Who's your trading opponent and what do they do?

Friday saw an explosive move of half-a-cent higher in 6A (AUDUSD futures) during the Asian session. 

When the FSE opened I recommenced trading on the long side. My trades (first image below) are self-explanatory. The green arrow, however, is the period it took me to accept the market was communicating things had changed. Not in terms of bars printing on a chart, but rather the speed of bids and offers, trade volumes and other order flow characteristics synonymous with a recent program trading participant.

 
2020-12-14_18-20-39.jpg
 

This participant can not be identified by studying historical data. It takes real-time observation and trading. 

During my time spent at the coal face, I've observed this particular participant ignore areas of acceptance, VWAP and standard deviations. 

I'm also aware of the current 6A backdrop - nearing year's close; larger players are winding down, while multi-year price highs attract FOMO speculators (chasing returns). Conditions are ripe for an aggressive trading program to dominate direction and force recent speculators to exit. 

At the time I cut my long, I also entered a short trade, committing to size.
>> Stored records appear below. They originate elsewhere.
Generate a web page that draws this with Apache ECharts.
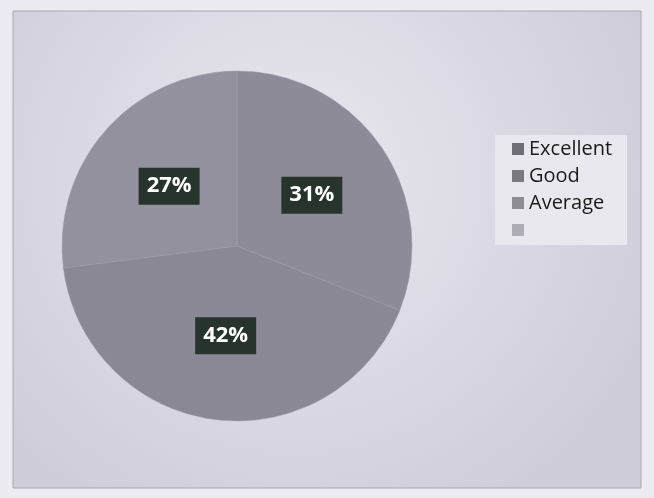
<!DOCTYPE html>
<html>
<head>
<meta charset="utf-8">
<script src="https://cdn.jsdelivr.net/npm/echarts@6/dist/echarts.min.js"></script>
<style>
  html, body { margin: 0; padding: 0; background: #ecebf1; }
  #chart { width: 654px; height: 498px; }
</style>
</head>
<body>
<div id="chart"></div>
<script>
const categories = ['Excellent', 'Good', 'Average', ' '];
const percents = [31, 42, 27, 0];
const sliceColors = ['#8d8b97', '#8a8894', '#93919d', '#b2b0ba'];
const legendColors = ['#6f6e76', '#7a797f', '#8e8d93', '#aeadb5'];

const chart = echarts.init(document.getElementById('chart'));

const data = categories.map(function (name, i) {
    return {
        name: name,
        value: percents[i],
        itemStyle: { color: sliceColors[i] },
        label: { show: percents[i] > 0 }
    };
});

const option = {
    animation: false,
    backgroundColor: '#ecebf1',
    graphic: [{
        type: 'rect',
        z: -10,
        shape: { x: 13, y: 11, width: 628, height: 477 },
        style: {
            fill: {
                type: 'radial', x: 0.45, y: 0.35, r: 0.8,
                colorStops: [
                    { offset: 0, color: '#e9e7ef' },
                    { offset: 1, color: '#cfcdd9' }
                ]
            },
            stroke: '#a9a7b2',
            lineWidth: 1
        }
    }, {
        type: 'rect',
        z: -5,
        shape: { x: 495, y: 135, width: 132, height: 110 },
        style: { fill: '#e9e8ee' }
    }],
    legend: {
        orient: 'vertical',
        left: 512,
        top: 139,
        padding: 0,
        itemWidth: 12,
        itemHeight: 12,
        itemGap: 7,
        icon: 'rect',
        itemStyle: { borderWidth: 0 },
        data: categories.map(function (name, i) {
            return { name: name, itemStyle: { color: legendColors[i], borderWidth: 0 } };
        }),
        textStyle: {
            fontFamily: 'Open Sans',
            fontSize: 20,
            lineHeight: 20,
            color: '#1a1a1a',
            padding: [0, 0, 0, 0]
        }
    },
    series: [{
        type: 'pie',
        center: [237, 246],
        radius: 175,
        startAngle: 90,
        clockwise: true,
        silent: true,
        data: data,
        itemStyle: {
            borderColor: '#9c9aa6',
            borderWidth: 0.5
        },
        label: {
            position: 'inside',
            formatter: '{c}%',
            fontFamily: 'Open Sans',
            fontSize: 22,
            fontWeight: 'bold',
            color: '#ffffff',
            backgroundColor: '#27342c',
            padding: [9, 8, 6, 8]
        },
        labelLine: { show: false }
    }]
};

chart.setOption(option);
</script>
</body>
</html>
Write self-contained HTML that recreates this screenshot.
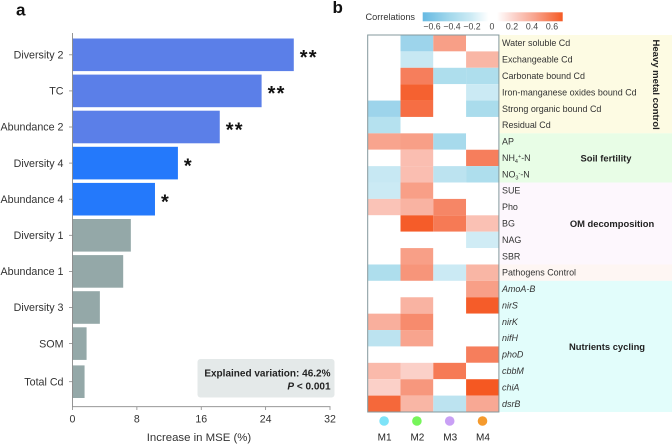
<!DOCTYPE html>
<html>
<head>
<meta charset="utf-8">
<style>
html,body{margin:0;padding:0;background:#fff;}
svg{display:block;font-family:"Liberation Sans",sans-serif;}
</style>
</head>
<body>
<svg id="fig" xmlns="http://www.w3.org/2000/svg" width="672" height="444" viewBox="0 0 672 444">
  <defs>
    <linearGradient id="legend-gradient" x1="0" x2="1" y1="0" y2="0">
      <stop offset="0" stop-color="#66b9e2"/>
      <stop offset="0.2" stop-color="#a5d9ec"/>
      <stop offset="0.34" stop-color="#cbeaf4"/>
      <stop offset="0.47" stop-color="#ffffff"/>
      <stop offset="0.53" stop-color="#ffffff"/>
      <stop offset="0.66" stop-color="#fbd0c8"/>
      <stop offset="0.8" stop-color="#f8a48e"/>
      <stop offset="1" stop-color="#f55a24"/>
    </linearGradient>
  </defs>
  <text x="16" y="15.5" font-size="17" font-weight="bold" fill="#111">a</text>
  <text x="332.5" y="13" font-size="17" font-weight="bold" fill="#111">b</text>

  <rect x="197.5" y="359" width="137" height="38.5" rx="3" fill="#e4e9e9"/>
  <text x="330.5" y="376.5" text-anchor="end" font-size="10" font-weight="bold" fill="#222">Explained variation: 46.2%</text>
  <text x="330.5" y="389.5" text-anchor="end" font-size="10" font-weight="bold" fill="#222"><tspan font-style="italic">P</tspan> &lt; 0.001</text>
  <text x="199" y="441" text-anchor="middle" font-size="11.4" fill="#333">Increase in MSE (%)</text>

  <text x="365.5" y="20" font-size="9.2" fill="#333">Correlations</text>
  <rect x="422.7" y="12.3" width="140" height="9" fill="url(#legend-gradient)"/>

  <g id="bars"></g>
  <g id="heat"></g>
</svg>
<script>
var barCategories = ['Diversity 2','TC','Abundance 2','Diversity 4','Abundance 4','Diversity 1','Abundance 1','Diversity 3','SOM','Total Cd'];
var barValues = [27.5,23.5,18.3,13.1,10.25,7.25,6.3,3.4,1.75,1.5];
var barGroups = ['a','a','a','b','b','c','c','c','c','c'];
var barStars = ['**','**','**','*','*','','','','',''];
var xTicks = [0,8,16,24,32];

var heatRows = ['Water soluble Cd','Exchangeable Cd','Carbonate bound Cd','Iron-manganese oxides bound Cd','Strong organic bound Cd','Residual Cd','AP','NH4+-N','NO3--N','SUE','Pho','BG','NAG','SBR','Pathogens Control','AmoA-B','nirS','nirK','nifH','phoD','cbbM','chiA','dsrB'];
var geneRows = ['AmoA-B','nirS','nirK','nifH','phoD','cbbM','chiA','dsrB'];
var heatCols = ['M1','M2','M3','M4'];
var heatValues = [
  [0,-0.45,0.42,0],
  [0,-0.22,0,0.32],
  [0,0.55,-0.33,-0.33],
  [0,0.68,0,-0.2],
  [-0.45,0.62,0,-0.35],
  [-0.3,0,0,0],
  [0.4,0.42,-0.37,0],
  [0,0.28,0,0.55],
  [-0.22,0.28,-0.27,-0.33],
  [-0.2,0.42,0,0],
  [0.26,0.33,0.52,0],
  [0,0.7,0.57,0.27],
  [0,0,0,-0.18],
  [0,0.42,0,0],
  [-0.33,0.46,-0.2,0.32],
  [0,0,0,0.42],
  [0,0.33,0,0.7],
  [0.35,0.5,0,0],
  [-0.27,0.4,0,0],
  [0,0,0,0.55],
  [0.3,0.2,0.57,0],
  [0.2,0.45,0,0.72],
  [0.65,0.32,-0.27,0.38]
];
var legendTicks = [-0.6,-0.4,-0.2,0,0.2,0.4,0.6];
var bandNames = ['Heavy metal control','Soil fertility','OM decomposition','','Nutrients cycling'];
var bandRowCounts = [6,3,5,1,8];

var NS = 'http://www.w3.org/2000/svg';
var barsG = document.getElementById('bars');
var heatG = document.getElementById('heat');

function make(parent, tag, attrs, txt) {
  var e = document.createElementNS(NS, tag);
  for (var k in attrs) e.setAttribute(k, attrs[k]);
  if (txt !== undefined) e.textContent = txt;
  parent.appendChild(e);
  return e;
}
function xScale(v) { return 72.5 + v * (330 - 72.5) / 32; }
function yBand(i) { return 38.5 + i * 36.1 + (i === barCategories.length - 1 ? 2 : 0); }
var BAR_H = 32.6;
function groupColor(g) { return g === 'a' ? '#5b7fe8' : g === 'b' ? '#2479fb' : '#94a8a8'; }

function legendX(v) { return 492 + v * 100; }
function hx(j) { return 367.7 + j * 32.8; }
function hy(i) { return 35 + i * (377 / 23); }

var posColors = [[0,255,255,255],[0.2,251,208,200],[0.4,248,164,142],[0.55,246,126,92],[0.72,245,88,34]];
var negColors = [[0,255,255,255],[0.2,203,234,244],[0.35,170,220,236],[0.5,150,208,234],[0.7,90,180,224]];
function heatColor(v) {
  if (v === 0) return '#ffffff';
  var s = v > 0 ? posColors : negColors, a = Math.abs(v), i = 0;
  while (i < s.length - 2 && a > s[i + 1][0]) i++;
  var t = Math.min(1, (a - s[i][0]) / (s[i + 1][0] - s[i][0]));
  var c = [1,2,3].map(function (n) { return Math.round(s[i][n] + t * (s[i + 1][n] - s[i][n])); });
  return 'rgb(' + c.join(',') + ')';
}

/* bar chart */
barCategories.forEach(function (name, i) {
  var y = yBand(i);
  var bar = make(barsG, 'rect', {x: xScale(0), y: y, width: xScale(barValues[i]) - xScale(0), height: BAR_H, fill: groupColor(barGroups[i])});
  
  
  var lab = make(barsG, 'text', {x: 63.5, y: y + BAR_H / 2 + 3.7, 'text-anchor': 'end', 'font-size': 10.7, fill: '#333'}, name);
  
  
  var tk = make(barsG, 'line', {x1: 69, x2: 72.5, y1: y + BAR_H / 2, y2: y + BAR_H / 2, stroke: '#888', 'stroke-width': 0.8});
  
  
  if (barStars[i]) {
    var st = make(barsG, 'text', {x: xScale(barValues[i]) + 6, y: y + BAR_H / 2 + 9.3, 'font-size': 20, 'font-weight': 'bold', 'letter-spacing': 1.2, fill: '#111'}, barStars[i]);
    
    
  }
});
var yAxis = make(barsG, 'line', {x1: 72.5, x2: 72.5, y1: 33, y2: 407, stroke: '#888', 'stroke-width': 0.9});


var xAxis = make(barsG, 'line', {x1: 72.5, x2: 330.5, y1: 406.7, y2: 406.7, stroke: '#888', 'stroke-width': 0.9});


xTicks.forEach(function (t) {
  var l = make(barsG, 'line', {x1: xScale(t), x2: xScale(t), y1: 406.7, y2: 410, stroke: '#888', 'stroke-width': 0.8});
  
  
  var tx = make(barsG, 'text', {x: xScale(t), y: 422.3, 'text-anchor': 'middle', 'font-size': 10.6, fill: '#333'}, String(t));
  
  
});

/* legend ticks */
legendTicks.forEach(function (t) {
  var s = t === 0 ? '0' : (t < 0 ? '\u2212' : '') + Math.abs(t).toFixed(1);
  var tx = make(heatG, 'text', {x: legendX(t), y: 29.3, 'text-anchor': 'middle', 'font-size': 8.8, fill: '#444'}, s);
  
  
});

/* side bands */
var bandColors = ['#fdfbe3','#e8fde6','#fdf7fd','#fef6f3','#e2fdfb'];
var bandLabelX = [653, 606, 612, 0, 607];
var bandStart = 0;
bandRowCounts.forEach(function (n, b) {
  var y0 = hy(bandStart), y1 = hy(bandStart + n);
  var r = make(heatG, 'rect', {x: hx(4), y: y0, width: 672 - hx(4), height: y1 - y0, fill: bandColors[b]});
  
  
  if (bandNames[b]) {
    var tx;
    if (b === 0) {
      tx = make(heatG, 'text', {transform: 'translate(' + bandLabelX[b] + ',' + ((y0 + y1) / 2 + 0.5) + ') rotate(90)', 'text-anchor': 'middle', 'font-size': 9.5, 'font-weight': 'bold', fill: '#222'}, bandNames[b]);
    } else {
      tx = make(heatG, 'text', {x: bandLabelX[b], y: (y0 + y1) / 2 + 3.4, 'text-anchor': 'middle', 'font-size': 9.4, 'font-weight': 'bold', fill: '#222'}, bandNames[b]);
    }
    
    
  }
  bandStart += n;
});

/* heatmap cells */
var rowH = hy(1) - hy(0);
heatRows.forEach(function (name, i) {
  heatCols.forEach(function (c, j) {
    var cell = make(heatG, 'rect', {x: hx(j), y: hy(i), width: 32.8, height: rowH, fill: heatColor(heatValues[i][j])});
    
    
  });
  var attrs = {x: 502, y: hy(i) + rowH / 2 + 3, 'font-size': 8.95, fill: '#333'};
  if (geneRows.indexOf(name) >= 0) attrs['font-style'] = 'italic';
  var m = name.match(/^(NH|NO)(\d)([+-])-N$/);
  var lab = make(heatG, 'text', attrs, m ? undefined : name);
  if (m) {
    make(lab, 'tspan', {}, m[1]);
    make(lab, 'tspan', {dy: 2, 'font-size': 5.5}, m[2]);
    make(lab, 'tspan', {dy: -5, 'font-size': 5.5}, m[3]);
    make(lab, 'tspan', {dy: 3}, '-N');
  }
  
  
});
var frame = make(heatG, 'rect', {x: hx(0), y: hy(0), width: hx(4) - hx(0), height: hy(23) - hy(0), fill: 'none', stroke: '#84989c', 'stroke-width': 1});



/* column markers */
var dotColors = ['#7de3f8','#76f55a','#c9a0f5','#f59a2d'];
heatCols.forEach(function (c, j) {
  var cx = hx(j) + 16.4;
  var d = make(heatG, 'circle', {cx: cx, cy: 421, r: 4.8, fill: dotColors[j]});
  
  
  var t = make(heatG, 'text', {x: cx + 0.5, y: 440.5, 'text-anchor': 'middle', 'font-size': 10, fill: '#222'}, c);
  
  
});
</script>
</body>
</html>
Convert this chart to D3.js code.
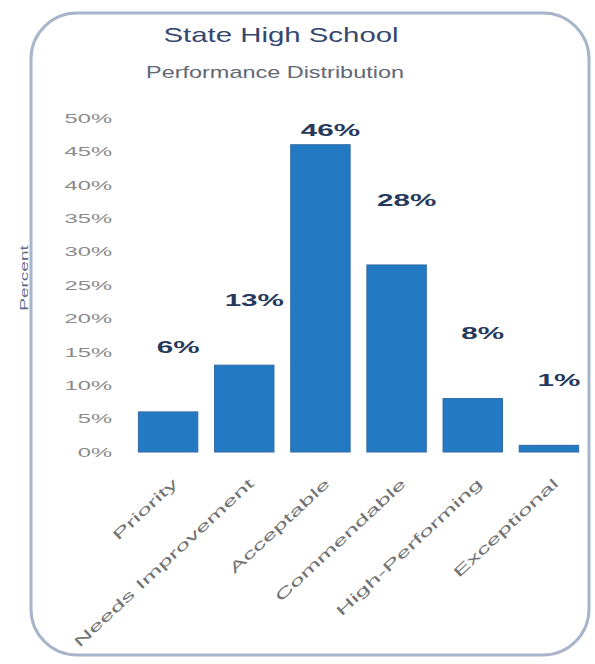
<!DOCTYPE html>
<html>
<head>
<meta charset="utf-8">
<script src="https://cdn.jsdelivr.net/npm/d3@7"></script>
<style>
  html, body { margin: 0; padding: 0; background: #fff; }
  svg { display: block; font-family: "Liberation Sans", Arial, sans-serif; }
</style>
</head>
<body>
<svg id="chart" width="595" height="664"></svg>
<script>
// data
const categories = ["Priority", "Needs Improvement", "Acceptable", "Commendable", "High-Performing", "Exceptional"];
const values = [6, 13, 46, 28, 8, 1];
const yTicks = [0, 5, 10, 15, 20, 25, 30, 35, 40, 45, 50];

const title = "State High School";
const subtitle = "Performance Distribution";
const yTitle = "Percent";

const width = 595;
const height = 664;

const svg = d3.select("#chart");

// rounded frame
svg.append("rect")
  .attr("x", 31).attr("y", 13)
  .attr("width", 558).attr("height", 642)
  .attr("rx", 46).attr("ry", 46)
  .attr("fill", "#fff")
  .attr("stroke", "#a7b4ca")
  .attr("stroke-width", 3);

// scales
const x = d3.scaleBand()
  .domain(categories)
  .range([130, 587])
  .paddingInner(0.22)
  .paddingOuter(0.11);

const y = d3.scaleLinear()
  .domain([0, 50])
  .range([452, 118]);

// text in the picture is wide, so stretch it sideways
function wide(sel, px, py, sx, rot) {
  sel.attr("transform", `translate(${px},${py})` + (rot ? ` rotate(${rot})` : "") + ` scale(${sx},1)`);
}

// titles
svg.append("text")
  .text(title)
  .attr("text-anchor", "middle")
  .attr("font-size", 21)
  .attr("fill", "#35476f")
  .call(wide, 281, 42, 1.4);

svg.append("text")
  .text(subtitle)
  .attr("text-anchor", "middle")
  .attr("font-size", 17)
  .attr("fill", "#626775")
  .call(wide, 275, 78, 1.38);

// y axis
const yAxis = svg.append("g")
  .attr("transform", "translate(118,0)")
  .call(d3.axisLeft(y).tickValues(yTicks).tickFormat(d => d + "%").tickSize(0));

yAxis.select(".domain").remove();
yAxis.selectAll("text")
  .attr("x", 0)
  .attr("dy", "0.35em")
  .attr("font-size", 12.5)
  .attr("font-family", "Liberation Sans, Arial, sans-serif")
  .attr("fill", "#8a8a8a")
  .attr("text-anchor", "end")
  .attr("transform", "translate(-6,0) scale(1.9,1)");

// y axis title
svg.append("text")
  .text(yTitle)
  .attr("text-anchor", "middle")
  .attr("dy", "0.35em")
  .attr("font-size", 10)
  .attr("fill", "#5b6a8c")
  .call(wide, 24, 278, 1.9, -90);

// bars
svg.append("g")
  .selectAll("rect")
  .data(values)
  .join("rect")
  .attr("x", (d, i) => x(categories[i]))
  .attr("y", d => y(d))
  .attr("width", x.bandwidth())
  .attr("height", d => y(0) - y(d))
  .attr("fill", "#237ac2")
  .attr("stroke", "#3069a3")
  .attr("stroke-width", 1);

// value labels
svg.append("g")
  .selectAll("text")
  .data(values)
  .join("text")
  .text(d => d + "%")
  .attr("text-anchor", "middle")
  .attr("dy", "0.35em")
  .attr("font-size", 16)
  .attr("font-weight", "bold")
  .attr("fill", "#26395c")
  .each(function(d, i) {
    const cx = x(categories[i]) + x.bandwidth() / 2 + 10;
    const cy = Math.max(y(d) - 65, y(50) + 12);
    d3.select(this).call(wide, cx, cy, 1.85);
  });

// category labels
svg.append("g")
  .selectAll("text")
  .data(categories)
  .join("text")
  .text(d => d)
  .attr("text-anchor", "end")
  .attr("dy", "0.35em")
  .attr("font-size", 14)
  .attr("fill", "#727272")
  .each(function(d) {
    const cx = x(d) + x.bandwidth() / 2 + 7;
    d3.select(this).call(wide, cx, 481, 1.9, -43);
  });
</script>
</body>
</html>
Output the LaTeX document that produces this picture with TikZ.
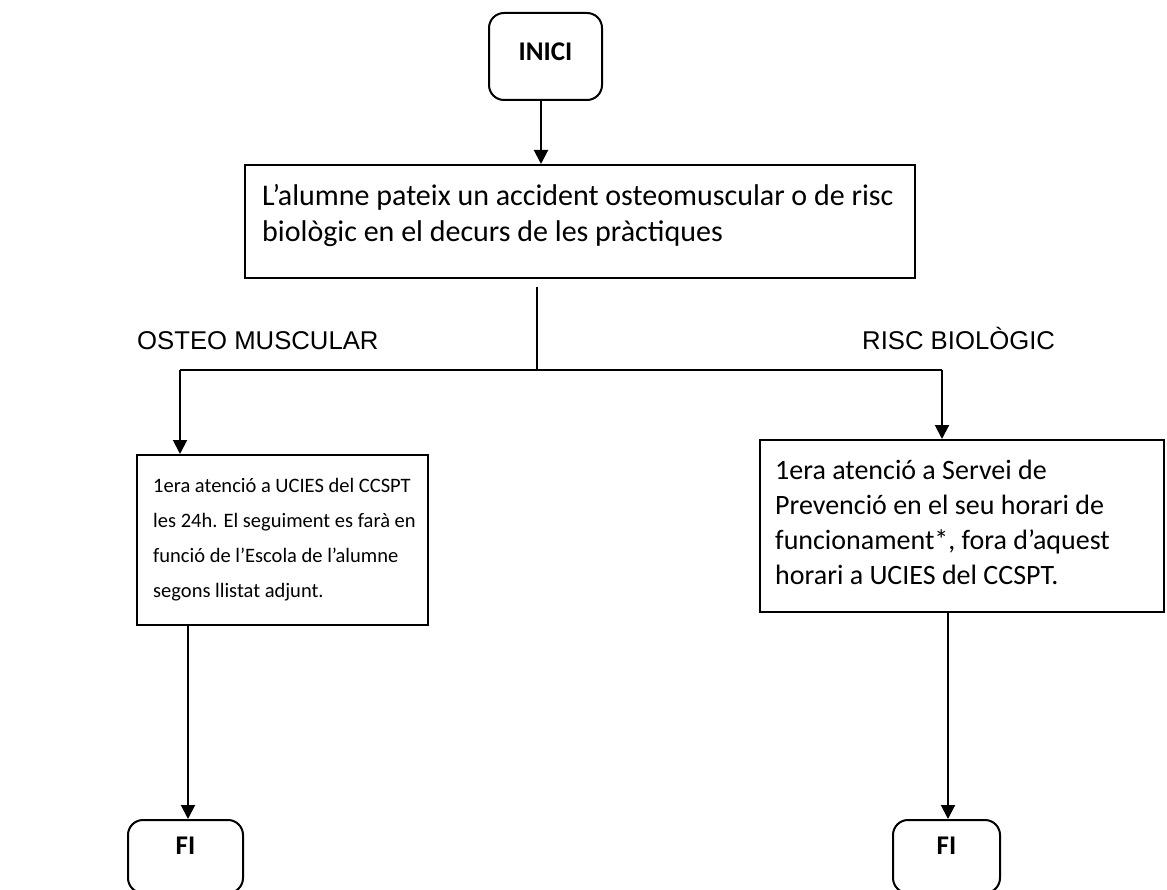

Notice how reactions at variances in acceptance couldn't overpower the directional selling? 

The position was flat before the LSE open.

 
2020-12-14_19-23-19.jpg
 

Change of sessions sees this participant disappear. Doesn't stop me getting caught selling lows and buying highs, crystallising two small losses, failing to adjust to the new behaviour. However, minutes later, the same participant returns so again I commit with size. Once again, price moves through acceptance, VWAP and standard deviations. You can see the partial profit-taking/scaling back-in until I get entirely flat at around 0.7530.

 
2020-12-14_19-28-11.jpg
 

First of all, I want to acknowledge the trading mistakes I made: 

  1. failing to kill my entire long hypothesis earlier than I did.

  2. Trading almost immediately once the LSE had commenced trading.

Both mistakes resulted in losses. 

That aside, my main point is while traders continually search and scan for their next opportunity, I continue to observe and trade a single instrument every day. I have developed an acute awareness of many themes and characteristics in 6A that enough of my opponents (every other trader in 6A is an opponent) providing real edge.

Only by differentiating between different participants and knowing the tactics they implement was I able to maximise my output as per the trade above. 

Note: You first need to know the antics of market makers, HFT's, program trading, primary producers, relative value players, etc. before you can begin to differentiate and narrow in on who your current opponent is and what they are doing.